Сперва в лондонских клубах рок-н-ролл слушали только на пластинках. Потом кто-то стал пробовать сыграть точно так же. Получалось не очень, но парни продолжали пытаться. К осени 1962-го вокруг Гайд-парка не осталось подвала, откуда не слышался бы гитарный визг.
Групп, играющих эту музыку, стало так много, что газеты даже придумали для них особое название: «британское вторжение». Начали его The Beatles и Rolling Stones, продолжили The Who и The Kinks, а потом эти группы расплодились в таком количестве, что до самого конца десятилетия никого, кроме британцев в рок-н-ролльных чартах, считай, и не было.
Гимном и манифестом той славной эпохи стала песня группы The Who под названием My Generation («Мое поколение»). Спустя двадцать лет песню с точно таким же названием исполнит отечественная группа «Алиса», и у нас это тоже станет точкой отсчета новой эры. Рок-нролл переставал быть просто музыкой и превращался в стиль жизни. Теперь фраза «Я слушаю рок» не просто сообщала о твоих музыкальных пристрастиях, а характеризовала тебя, как правильного, все понимающего человека. Как молодого бунтаря. Как революционера, не желающего мириться с серостью будней.
Самым популярным словом 1960-х стало слово «бунт». Парни надевали одинаковые пиджаки, толпами набивались в прокуренные подвалы, клеились к телочкам с одинаковыми прическами, слушали бессмысленные песенки неотличимых друг от дружки патлатых сопляков и считали, что только так обретают свое подлинное «я». В общем-то ничего совсем уж оригинального в этом и не было. Даже детям известно, что в обществе потребления ничто не продается так здорово, как протест против общества потребления. Интересный поворот был лишь в том, что в 1960-х под словом «бунт» впервые стали понимать «молодежный бунт».

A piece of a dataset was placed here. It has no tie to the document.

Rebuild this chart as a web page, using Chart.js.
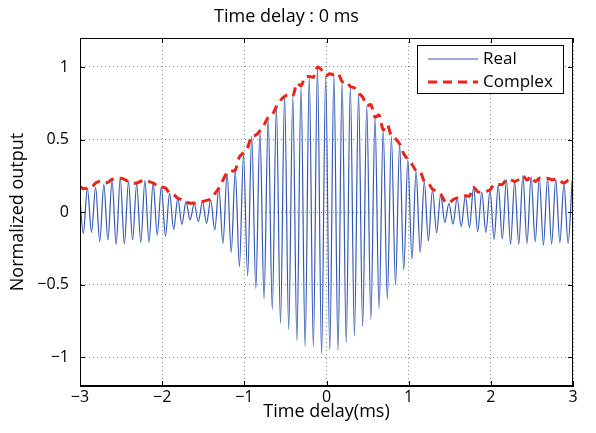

Прежде понятие «бунт» с возрастом никак не пересекалось. Для тех, кто не желал вести себя прилично, всегда имелась возможность отличиться. Но прежде в «бунтари» записывали, глядя не на возраст, а на профессию. И в Европе, и в Штатах скандальные вечеринки с наркотиками, голыми девицами и выпадением кого-нибудь из окна небоскреба закатывались еще до Второй мировой. В Голливуде этим отличались кинозвезды, а на Монпарнасе — художники. Первые совращали двенадцатилетних девочек, или, как актриса Клара Боу, могли отправиться в постель сразу с целой бейсбольной командой. Вторые закатывали со своими натурщицами оргии, которым позавидовали бы любые панки. Один из журналистов вспоминал, что как-то зашел в «Ротонду», а там на столе танцевала совершенно голая девушка по имени Кики, которая на все кафе распевала песенку про то, как недавно любовник зарезал ее ножом, но она залепила пузо скотчем и ничего, кишки пока держатся. Сидевшие здесь же Пикассо, Хемингуэй, пара поэтов и председатель французской компартии совсем не обращали на красавицу внимания.